• _TASK PROMPT_
From the entries below, copy every line where the string "TypeScript" appears.
━━━
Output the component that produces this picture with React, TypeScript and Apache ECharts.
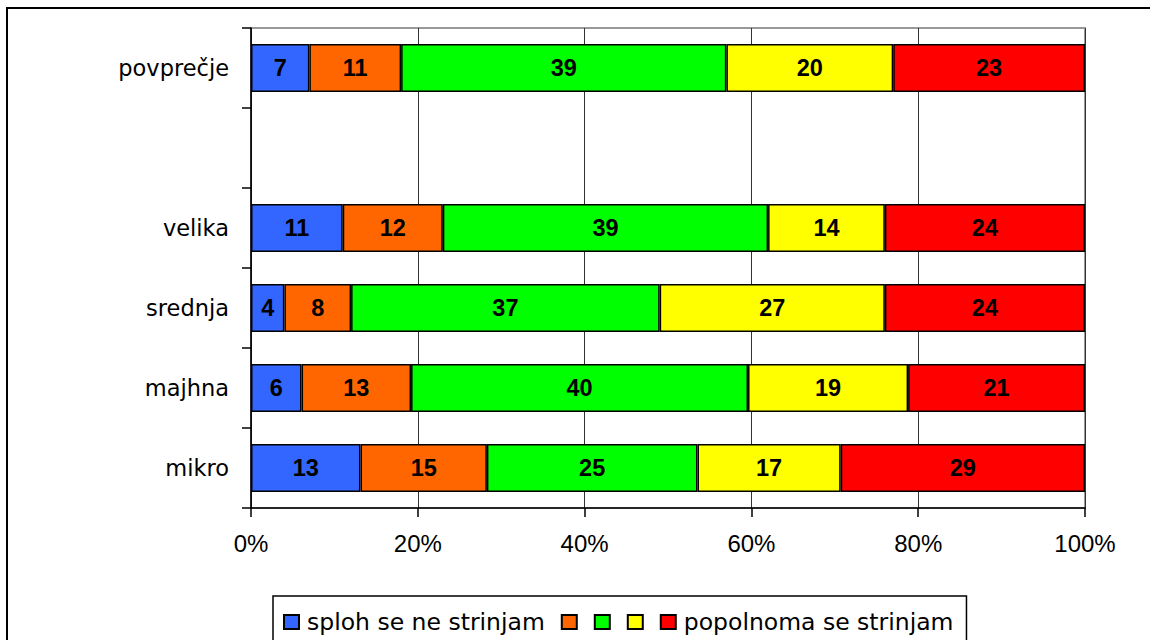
import React, { useEffect, useRef } from "react";
import * as echarts from "echarts";

const categories = ["mikro", "majhna", "srednja", "velika", "", "povprečje"];
const seriesNames = ["sploh se ne strinjam", "s2", "s3", "s4", "popolnoma se strinjam"];
const legendLabels: Record<string, string> = {
  "sploh se ne strinjam": "sploh se ne strinjam",
  s2: "",
  s3: "",
  s4: "",
  "popolnoma se strinjam": "popolnoma se strinjam",
};
const colors = ["#3366FF", "#FF6600", "#00FF00", "#FFFF00", "#FF0000"];

// values per category order: mikro, majhna, srednja, velika, (gap), povprečje
const val1 = [13, 6, 4, 11, null, 7];
const val2 = [15, 13, 8, 12, null, 11];
const val3 = [25, 40, 37, 39, null, 39];
const val4 = [17, 19, 27, 14, null, 20];
const val5 = [29, 21, 24, 24, null, 23];
const allValues = [val1, val2, val3, val4, val5];

const xTicks = [0, 20, 40, 60, 80, 100];

const FONT = "'Liberation Sans', Arial, sans-serif";
const WIDE = "'DejaVu Sans', 'Liberation Sans', sans-serif";

export default function App() {
  const ref = useRef<HTMLDivElement>(null);
  useEffect(() => {
    if (!ref.current) return;
    const chart = echarts.init(ref.current, null, { renderer: "svg" });
    const totals = categories.map((_, i) =>
      allValues.reduce((s, arr) => s + (arr[i] == null ? 0 : (arr[i] as number)), 0)
    );
    const series = allValues.map((arr, si) => ({
      name: seriesNames[si],
      type: "bar",
      stack: "total",
      barWidth: 48,
      itemStyle: { color: colors[si], borderColor: "#000", borderWidth: 1.5 },
      label: {
        show: true,
        position: "inside",
        fontFamily: FONT,
        fontWeight: "bold",
        fontSize: 23.5,
        color: "#000",
        formatter: (p: any) => String(arr[p.dataIndex]),
      },
      data: arr.map((v, i) =>
        v == null ? null : { value: (v / totals[i]) * 100 }
      ),
    }));
    chart.setOption({
      animation: false,
      backgroundColor: "#fff",
      textStyle: { fontFamily: FONT },
      graphic: [
        {
          type: "rect",
          shape: { x: 7, y: 8, width: 1300, height: 800 },
          style: { fill: "none", stroke: "#000", lineWidth: 2 },
          silent: true,
          z: 100,
        },
      ],
      grid: {
        left: 251,
        right: 65,
        top: 28,
        bottom: 132,
        show: true,
        borderColor: "#999",
        borderWidth: 2,
        backgroundColor: "transparent",
      },
      legend: {
        left: 273,
        top: 596,
        padding: [14, 13, 20, 10],
        itemWidth: 15,
        itemHeight: 14,
        itemGap: 16,
        icon: "rect",
        borderColor: "#000",
        borderWidth: 1.5,
        data: seriesNames,
        formatter: (name: string) => legendLabels[name],
        textStyle: { fontFamily: WIDE, fontSize: 23.5, color: "#000", padding: [0, 0, 0, 3] },
      },
      xAxis: {
        type: "value",
        min: xTicks[0],
        max: xTicks[xTicks.length - 1],
        interval: 20,
        axisLine: { show: true, lineStyle: { color: "#000", width: 1.5 } },
        axisTick: { show: true, length: 9, lineStyle: { color: "#000", width: 1.5 } },
        axisLabel: {
          formatter: "{value}%",
          fontFamily: FONT,
          fontSize: 24,
          color: "#000",
          margin: 23,
        },
        splitLine: { show: true, lineStyle: { color: "#333", width: 1 } },
      },
      yAxis: {
        type: "category",
        data: categories,
        axisLine: { show: true, lineStyle: { color: "#000", width: 1.5 } },
        axisTick: { show: true, length: 9, lineStyle: { color: "#000", width: 1.5 } },
        axisLabel: {
          fontFamily: WIDE,
          fontSize: 22.5,
          color: "#000",
          margin: 22,
        },
        splitLine: { show: false },
      },
      series,
    });
    return () => chart.dispose();
  }, []);
  return (
    <div
      ref={ref}
      style={{ position: "absolute", left: 0, top: 0, width: 1150, height: 640 }}
    />
  );
}
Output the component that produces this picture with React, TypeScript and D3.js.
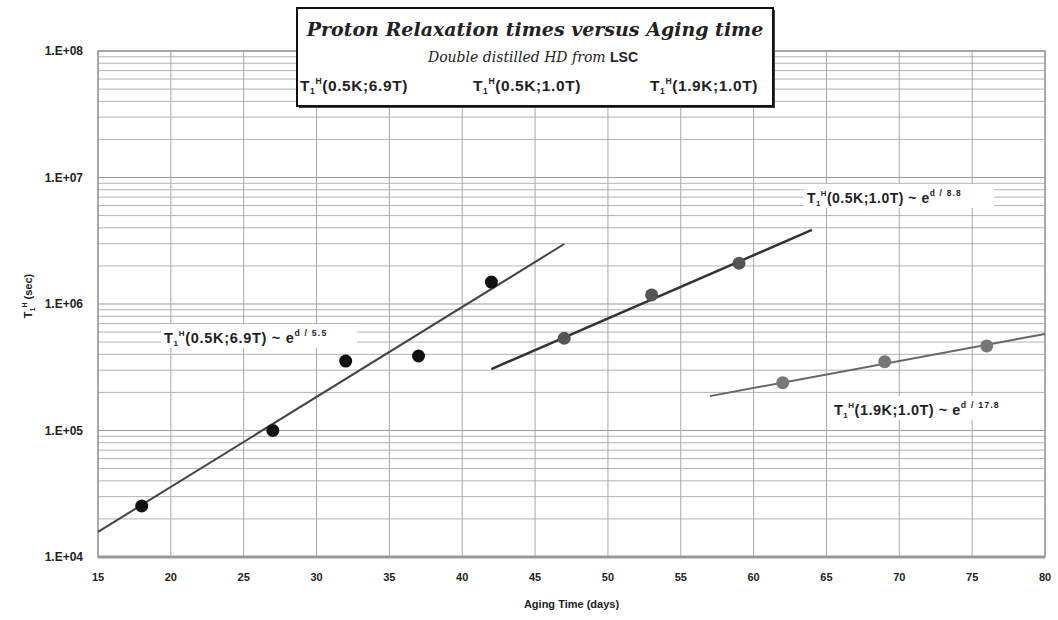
import React from "react";
import * as d3 from "d3";

const W = 1058;
const H = 620;
const margin = { left: 98, right: 13, top: 51, bottom: 63 };

const xTicks = [15, 20, 25, 30, 35, 40, 45, 50, 55, 60, 65, 70, 75, 80];
const yTicks = [1e4, 1e5, 1e6, 1e7, 1e8];
const yTickLabels = ["1.E+04", "1.E+05", "1.E+06", "1.E+07", "1.E+08"];

// Series 1: T1H(0.5K;6.9T)
const s1Days = [18, 27, 32, 37, 42];
const s1Values = [2.53e4, 1.0e5, 3.54e5, 3.88e5, 1.49e6];
const s1FitDays = [15, 47];
const s1FitValues = [1.58e4, 2.98e6];

// Series 2: T1H(0.5K;1.0T)
const s2Days = [47, 53, 59];
const s2Values = [5.36e5, 1.18e6, 2.1e6];
const s2FitDays = [42, 64];
const s2FitValues = [3.06e5, 3.85e6];

// Series 3: T1H(1.9K;1.0T)
const s3Days = [62, 69, 76];
const s3Values = [2.39e5, 3.5e5, 4.66e5];
const s3FitDays = [57, 80];
const s3FitValues = [1.87e5, 5.8e5];

const seriesNames = ["(0.5K;6.9T)", "(0.5K;1.0T)", "(1.9K;1.0T)"];
const fitTaus = ["5.5", "8.8", "17.8"];

const font = "'Liberation Sans', Arial, sans-serif";

function T1Label({ x, y, name, tau, size = 12, ls = 0 }: { x: number; y: number; name: string; tau?: string; size?: number; ls?: number }) {
  return (
    <text x={x} y={y} fontFamily={font} fontSize={size} fill="#222" fontWeight="bold" letterSpacing={ls}>
      T
      <tspan fontSize={size * 0.55} dy={3}>1</tspan>
      <tspan fontSize={size * 0.55} dy={-10}>H</tspan>
      <tspan dy={7}>{name}</tspan>
      {tau !== undefined && (
        <>
          <tspan> ~ e</tspan>
          <tspan fontSize={size * 0.6} dy={-7} letterSpacing={1.2}>{"d / " + tau}</tspan>
        </>
      )}
    </text>
  );
}

export default function App() {
  const x = d3.scaleLinear().domain([15, 80]).range([margin.left, W - margin.right]);
  const y = d3.scaleLog().domain([1e4, 1e8]).range([H - margin.bottom, margin.top]);

  const minor: number[] = [];
  for (let e = 4; e < 8; e++) {
    for (let m = 2; m <= 9; m++) minor.push(m * Math.pow(10, e));
  }

  const line = d3
    .line<[number, number]>()
    .x((d) => x(d[0]))
    .y((d) => y(d[1]));

  const fits = [
    { days: s1FitDays, vals: s1FitValues, color: "#444", w: 2 },
    { days: s2FitDays, vals: s2FitValues, color: "#333", w: 2.5 },
    { days: s3FitDays, vals: s3FitValues, color: "#666", w: 2 },
  ];
  const pts = [
    { days: s1Days, vals: s1Values, color: "#111" },
    { days: s2Days, vals: s2Values, color: "#555" },
    { days: s3Days, vals: s3Values, color: "#777" },
  ];

  const x0 = margin.left;
  const x1 = W - margin.right;
  const y0 = H - margin.bottom;
  const y1 = margin.top;

  return (
    <div style={{ position: "absolute", left: 0, top: 0 }}>
      <svg width={W} height={H} style={{ display: "block", background: "#fff" }}>
        {/* minor horizontal grid */}
        {minor.map((v, i) => (
          <line key={"mn" + i} x1={x0} x2={x1} y1={y(v)} y2={y(v)} stroke="#b4b4b4" strokeWidth={1} />
        ))}
        {/* major horizontal grid */}
        {yTicks.map((v, i) => (
          <line key={"mj" + i} x1={x0} x2={x1} y1={y(v)} y2={y(v)} stroke="#999" strokeWidth={1} />
        ))}
        {/* vertical grid */}
        {xTicks.map((v, i) => (
          <line key={"vg" + i} x1={x(v)} x2={x(v)} y1={y1} y2={y0} stroke="#a8a8a8" strokeWidth={1} />
        ))}
        {/* frame */}
        <rect x={x0} y={y1} width={x1 - x0} height={y0 - y1} fill="none" stroke="#999" strokeWidth={1.5} />
        <line x1={x0} x2={x1} y1={y0} y2={y0} stroke="#999" strokeWidth={3} />

        {/* y tick labels */}
        {yTicks.map((v, i) => (
          <text key={"yt" + i} x={x0 - 15} y={y(v) + 4} textAnchor="end" fontFamily={font} fontSize={12} fontWeight="bold" fill="#222">
            {yTickLabels[i]}
          </text>
        ))}
        {/* x tick labels */}
        {xTicks.map((v, i) => (
          <text key={"xt" + i} x={x(v)} y={y0 + 24} textAnchor="middle" fontFamily={font} fontSize={11} fontWeight="bold" fill="#222">
            {v}
          </text>
        ))}
        <text x={(x0 + x1) / 2} y={y0 + 51} textAnchor="middle" fontFamily={font} fontSize={11} fontWeight="bold" fill="#222">
          Aging Time (days)
        </text>
        <text transform={`translate(32, 296) rotate(-90)`} textAnchor="middle" fontFamily={font} fontSize={11} fontWeight="bold" fill="#222">
          T<tspan fontSize={7} dy={3}>1</tspan>
          <tspan fontSize={7} dy={-8}>H</tspan>
          <tspan dy={5}> (sec)</tspan>
        </text>

        {/* fit lines */}
        {fits.map((f, i) => (
          <path
            key={"fit" + i}
            d={line(f.days.map((d, j) => [d, f.vals[j]] as [number, number])) || ""}
            fill="none"
            stroke={f.color}
            strokeWidth={f.w}
          />
        ))}
        {/* points */}
        {pts.map((s, i) =>
          s.days.map((d, j) => (
            <circle key={"p" + i + "-" + j} cx={x(d)} cy={y(s.vals[j])} r={6.5} fill={s.color} />
          ))
        )}

        {/* fit annotations */}
        <rect x={161} y={324} width={196} height={24} fill="#fff" />
        <T1Label x={164} y={343} name={seriesNames[0]} tau={fitTaus[0]} size={14.5} ls={0.7} />
        <rect x={804} y={184} width={190} height={24} fill="#fff" />
        <T1Label x={807} y={203} name={seriesNames[1]} tau={fitTaus[1]} size={14} ls={0.5} />
        <rect x={831} y={396} width={200} height={24} fill="#fff" />
        <T1Label x={834} y={415} name={seriesNames[2]} tau={fitTaus[2]} size={14.5} ls={0.5} />

        {/* title box */}
        <rect x={299} y={10} width={476} height={98} fill="#444" />
        <rect x={297} y={8} width={476} height={98} fill="#fff" stroke="#111" strokeWidth={2} />
        <text x={535} y={36} textAnchor="middle" fontFamily="'DejaVu Serif', serif" fontStyle="italic" fontWeight="bold" fontSize={19} fill="#222">
          Proton Relaxation times versus Aging time
        </text>
        <text x={533} y={62} textAnchor="middle" fontFamily="'DejaVu Serif', serif" fontStyle="italic" fontSize={14} fill="#222">
          Double distilled HD from <tspan fontFamily={font} fontStyle="normal" fontWeight="bold">LSC</tspan>
        </text>
        <T1Label x={300} y={91} name={seriesNames[0]} size={15.5} ls={0.6} />
        <T1Label x={473} y={91} name={seriesNames[1]} size={15.5} ls={0.6} />
        <T1Label x={650} y={91} name={seriesNames[2]} size={15.5} ls={0.6} />
      </svg>
    </div>
  );
}
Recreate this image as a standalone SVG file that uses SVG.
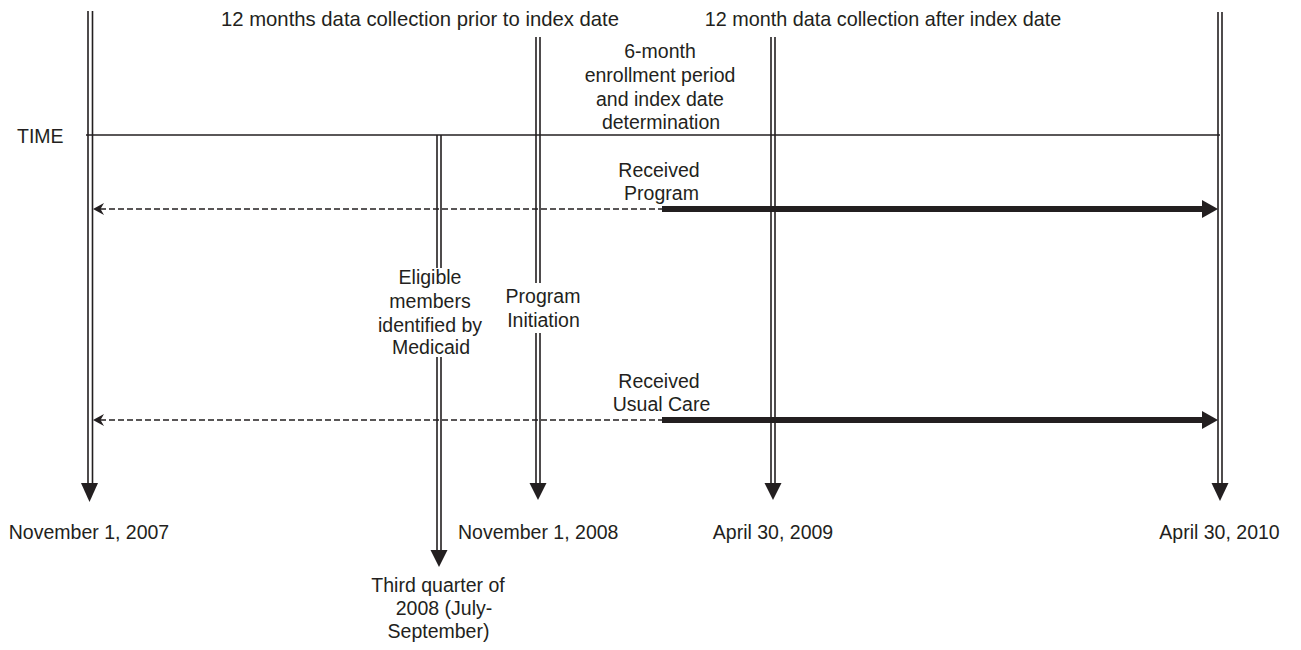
<svg xmlns="http://www.w3.org/2000/svg" width="1301" height="650" viewBox="0 0 1301 650">
<style>
text{font-family:"Liberation Sans",Arial,sans-serif;font-size:19.5px;fill:#231f20}
.c{text-anchor:middle}
.v{stroke:#231f20;stroke-width:1.6;fill:none}
.ah{fill:#231f20}
.thin{stroke:#231f20;stroke-width:1.5;fill:none}
.dash{stroke:#231f20;stroke-width:1.6;stroke-dasharray:6,3;fill:none}
.thick{stroke:#231f20;stroke-width:6;fill:none}
</style>
<rect width="1301" height="650" fill="#fff"/>

<g id="time-axis">
<text x="17" y="143">TIME</text>
<line class="thin" x1="86" y1="135" x2="1220" y2="135"/>
</g>

<g id="headers">
<text class="c" x="420" y="26" style="font-size:20.3px">12 months data collection prior to index date</text>
<text class="c" x="883" y="26" style="font-size:19.8px">12 month data collection after index date</text>
<text class="c" x="660" y="57.5">6-month</text>
<text class="c" x="660" y="81.5">enrollment period</text>
<text class="c" x="660" y="105.5">and index date</text>
<text class="c" x="661" y="129">determination</text>
</g>

<g id="node-nov2007">
<line class="v" x1="88" y1="11" x2="88" y2="485"/>
<line class="v" x1="92.5" y1="11" x2="92.5" y2="485"/>
<path class="ah" d="M81,483 L98,483 L89.5,502 Z"/>
<text class="c" x="89" y="539">November 1, 2007</text>
</g>

<g id="node-eligible">
<line class="v" x1="437" y1="135" x2="437" y2="268"/>
<line class="v" x1="441" y1="135" x2="441" y2="268"/>
<line class="v" x1="437" y1="357" x2="437" y2="552"/>
<line class="v" x1="441" y1="357" x2="441" y2="552"/>
<path class="ah" d="M430.5,550 L447.5,550 L439,567 Z"/>
<text class="c" x="430" y="284">Eligible</text>
<text class="c" x="430" y="307.7">members</text>
<text class="c" x="430" y="331.5">identified by</text>
<text class="c" x="431" y="354">Medicaid</text>
<text class="c" x="438" y="591.5">Third quarter of</text>
<text class="c" x="444" y="614.5">2008 (July-</text>
<text class="c" x="438.5" y="638">September)</text>
</g>

<g id="node-program-initiation">
<line class="v" x1="536" y1="37" x2="536" y2="283"/>
<line class="v" x1="540" y1="37" x2="540" y2="283"/>
<line class="v" x1="536" y1="333" x2="536" y2="485"/>
<line class="v" x1="540" y1="333" x2="540" y2="485"/>
<path class="ah" d="M529.5,483 L546.5,483 L538,500 Z"/>
<text class="c" x="543" y="303.3">Program</text>
<text class="c" x="543.5" y="326.7">Initiation</text>
<text x="458" y="539">November 1, 2008</text>
</g>

<g id="node-apr2009">
<line class="v" x1="771" y1="37" x2="771" y2="485"/>
<line class="v" x1="775" y1="37" x2="775" y2="485"/>
<path class="ah" d="M764.5,483 L781.5,483 L773,500 Z"/>
<text class="c" x="773" y="539">April 30, 2009</text>
</g>

<g id="node-apr2010">
<line class="v" x1="1218" y1="12" x2="1218" y2="485"/>
<line class="v" x1="1222" y1="12" x2="1222" y2="485"/>
<path class="ah" d="M1211.5,483 L1228.5,483 L1220,501 Z"/>
<text class="c" x="1219.5" y="539">April 30, 2010</text>
</g>

<g id="connectors">
<g id="received-program">
<text class="c" x="659" y="176.7">Received</text>
<text class="c" x="661.5" y="200">Program</text>
<line class="dash" x1="100" y1="209" x2="662" y2="209"/>
<path class="ah" d="M93,209 L104,203 L100.5,209 L104,215 Z"/>
<line class="thick" x1="662" y1="209" x2="1204" y2="209"/>
<path class="ah" d="M1202,200 L1218,209 L1202,218 Z"/>
</g>
<g id="received-usual-care">
<text class="c" x="659" y="387.7">Received</text>
<text class="c" x="661.5" y="411">Usual Care</text>
<line class="dash" x1="100" y1="420" x2="662" y2="420"/>
<path class="ah" d="M93,420 L104,414 L100.5,420 L104,426 Z"/>
<line class="thick" x1="662" y1="420" x2="1204" y2="420"/>
<path class="ah" d="M1202,411 L1218,420 L1202,429 Z"/>
</g>
</g>
</svg>
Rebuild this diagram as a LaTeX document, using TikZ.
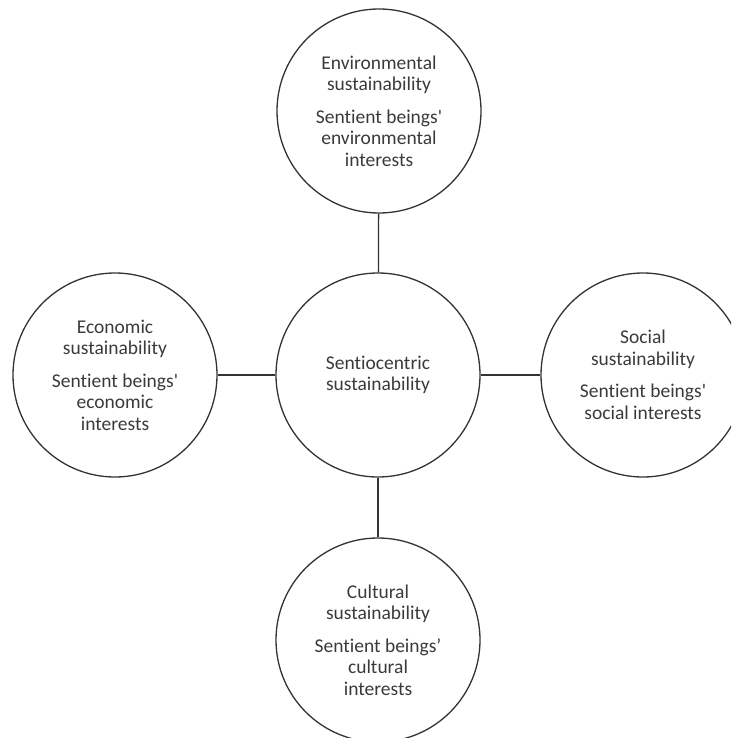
━━━
• _THE REPLY_
Output the component that produces this picture with React, TypeScript and Apache ECharts.
Output the component that produces this picture with React, TypeScript and D3.js.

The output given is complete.